**Task goal:** Please write the listing below out again exactly, leaving every picture behind.

· · ·

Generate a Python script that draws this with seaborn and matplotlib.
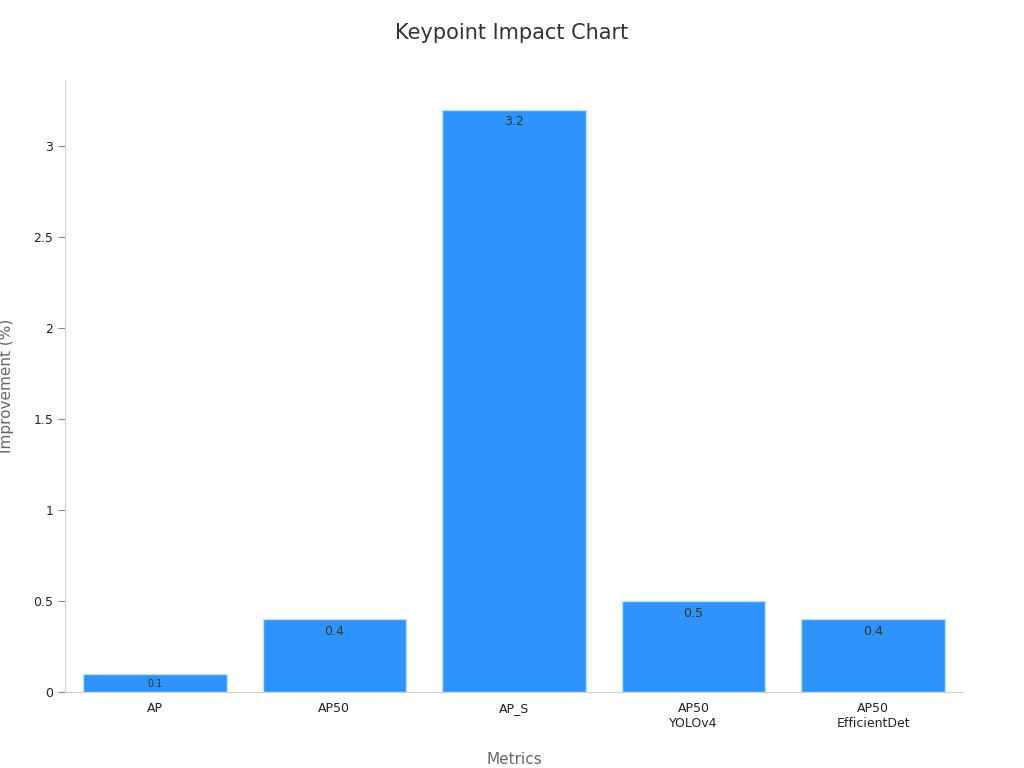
import matplotlib
matplotlib.use("Agg")
import matplotlib.pyplot as plt
import seaborn as sns
import pandas as pd

categories = ["AP", "AP50", "AP_S", "AP50\nYOLOv4", "AP50\nEfficientDet"]
values = [0.1, 0.4, 3.2, 0.5, 0.4]
yticks = [0, 0.5, 1, 1.5, 2, 2.5, 3]
ytick_labels = ["0", "0.5", "1", "1.5", "2", "2.5", "3"]

sns.set_style("white")
plt.rcParams['font.family'] = ['DejaVu Sans']
df = pd.DataFrame({"Metrics": categories, "Improvement": values})

fig = plt.figure(figsize=(10.24, 7.68), dpi=100)
ax = fig.add_axes([65/1024, 76/768, 898/1024, 612/768])
sns.barplot(data=df, x="Metrics", y="Improvement", color="#2E93FA", saturation=1,
            width=0.8, edgecolor="#BFDFFF", linewidth=1, ax=ax)
ax.set_ylim(0, 3.365)
ax.set_xlim(-0.5, 4.5)
ax.set_yticks(yticks)
ax.set_yticklabels(ytick_labels)
for i, v in enumerate(values):
    fs = 7 if v < 0.2 else 9
    ax.text(i, v - 0.03, f"{v}", ha="center", va="top", fontsize=fs, color="#333333")
for s in ["top", "right"]:
    ax.spines[s].set_visible(False)
for s in ["left", "bottom"]:
    ax.spines[s].set_color("#D0D0D0")
ax.tick_params(axis="y", left=True, length=5, color="#888888", labelsize=9, labelcolor="#222222")
ax.tick_params(axis="x", bottom=False, labelsize=9, labelcolor="#222222")
ax.set_xlabel("Metrics", fontsize=11, color="#666666", labelpad=16)
ax.set_ylabel("Improvement (%)", fontsize=11, color="#666666", labelpad=14)
fig.text(0.5, 1 - 33/768, "Keypoint Impact Chart", ha="center", va="center", fontsize=15, color="#333333")
fig.savefig("out.png", dpi=100)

· · ·

**Reply to the exercise:**
Generate a Python script that draws this with seaborn and matplotlib.
import matplotlib
matplotlib.use("Agg")
import matplotlib.pyplot as plt
import seaborn as sns
import pandas as pd

categories = ["AP", "AP50", "AP_S", "AP50\nYOLOv4", "AP50\nEfficientDet"]
values = [0.1, 0.4, 3.2, 0.5, 0.4]
yticks = [0, 0.5, 1, 1.5, 2, 2.5, 3]
ytick_labels = ["0", "0.5", "1", "1.5", "2", "2.5", "3"]

sns.set_style("white")
plt.rcParams['font.family'] = ['DejaVu Sans']
df = pd.DataFrame({"Metrics": categories, "Improvement": values})

fig = plt.figure(figsize=(10.24, 7.68), dpi=100)
ax = fig.add_axes([65/1024, 76/768, 898/1024, 612/768])
sns.barplot(data=df, x="Metrics", y="Improvement", color="#2E93FA", saturation=1,
            width=0.8, edgecolor="#BFDFFF", linewidth=1, ax=ax)
ax.set_ylim(0, 3.365)
ax.set_xlim(-0.5, 4.5)
ax.set_yticks(yticks)
ax.set_yticklabels(ytick_labels)
for i, v in enumerate(values):
    fs = 7 if v < 0.2 else 9
    ax.text(i, v - 0.03, f"{v}", ha="center", va="top", fontsize=fs, color="#333333")
for s in ["top", "right"]:
    ax.spines[s].set_visible(False)
for s in ["left", "bottom"]:
    ax.spines[s].set_color("#D0D0D0")
ax.tick_params(axis="y", left=True, length=5, color="#888888", labelsize=9, labelcolor="#222222")
ax.tick_params(axis="x", bottom=False, labelsize=9, labelcolor="#222222")
ax.set_xlabel("Metrics", fontsize=11, color="#666666", labelpad=16)
ax.set_ylabel("Improvement (%)", fontsize=11, color="#666666", labelpad=14)
fig.text(0.5, 1 - 33/768, "Keypoint Impact Chart", ha="center", va="center", fontsize=15, color="#333333")
fig.savefig("out.png", dpi=100)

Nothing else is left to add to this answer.